Q: The Indian financial sector has seen a lot of disruption in the past couple of years such as the introduction of a new class of payments banks. How do you see the Indian financial sector growing? Is this the beginning of a new phase?

A: Indeed, many positive actions are being taken in the financial sector. I am especially pleased to see that financial inclusion is a key national priority in India and remarkable progress has been made toward universal access to basic banking. In less than two years, over 210 million people have gained access to financial services through the Pradhan Mantri Jan Dhan Yojana scheme, and the range of these services is expanding. This is facilitated by new technologies and is backed by India’s unique biometric identification system (Aadhaar), so India’s social protection programs can also better serve the poor.

With the Indradhanush plan, the government has laid out a plan for revamping public sector banks, making them more efficient. Further steps are also being taken to promote competition in the banking sector.

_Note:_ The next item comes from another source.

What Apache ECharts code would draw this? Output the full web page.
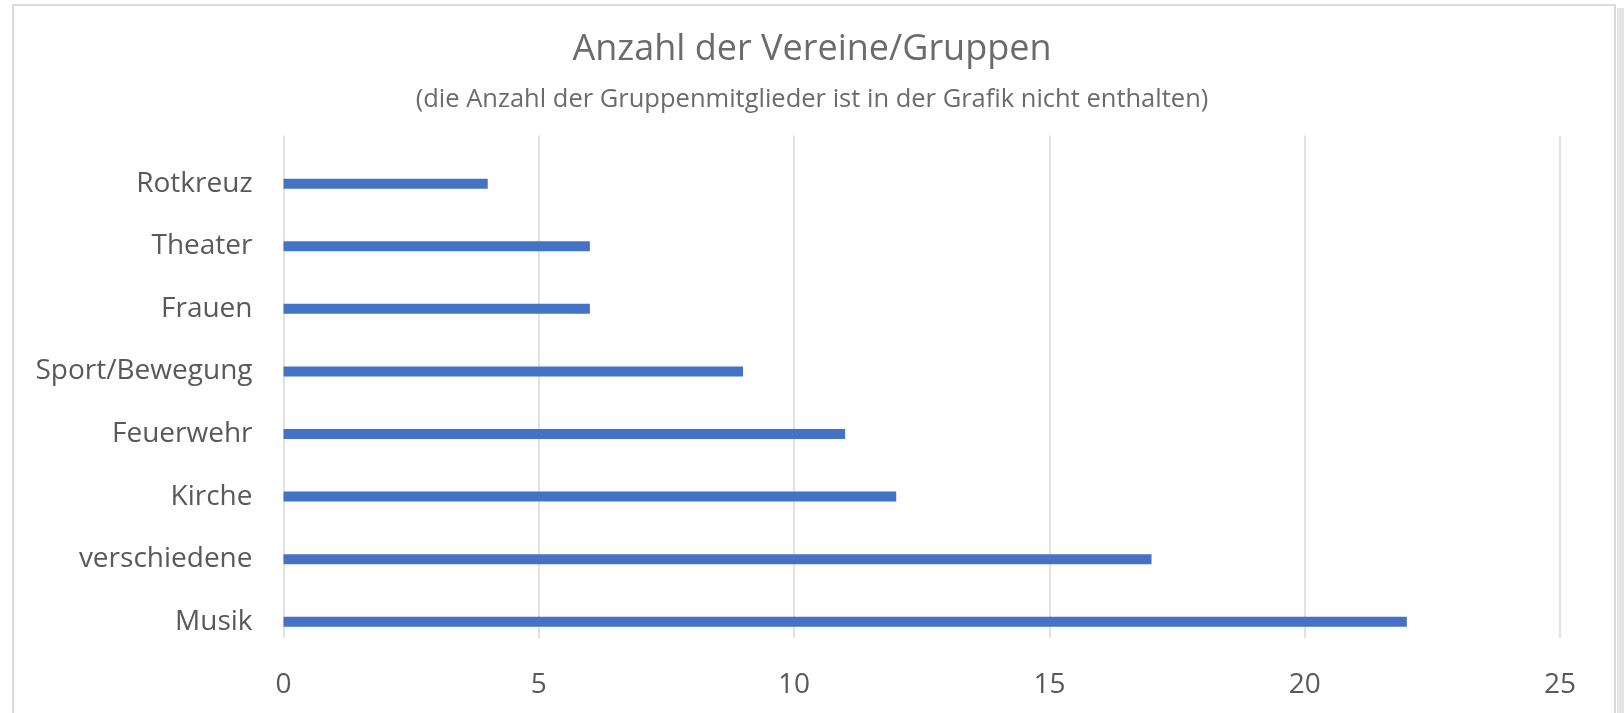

Q: While the 2010 governance reforms have now been implemented, through which developing countries including India have received higher quota in the Fund, when is the next round of quota reforms likely to start? Will it address the more fundamental issue of the way the formula is arrived at, as raised by India?

A: In December we completed historic reforms that will significantly increase the IMF’s core resources and also better reflect in the IMF’s governance structure the increasing global role of dynamic emerging and developing countries.

Under these reforms, for the first time, four emerging market countries—including India—are now among the IMF’s 10 largest members (the other three are Brazil, China and Russia). The reforms also increase the IMF’s financial strength, bringing our permanent capital to $660 billion.

As for the formula that determines every country’s quota in the institution, the members will discuss it during the upcoming general review. Our aim is to complete the review by the Annual Meetings of October 2017.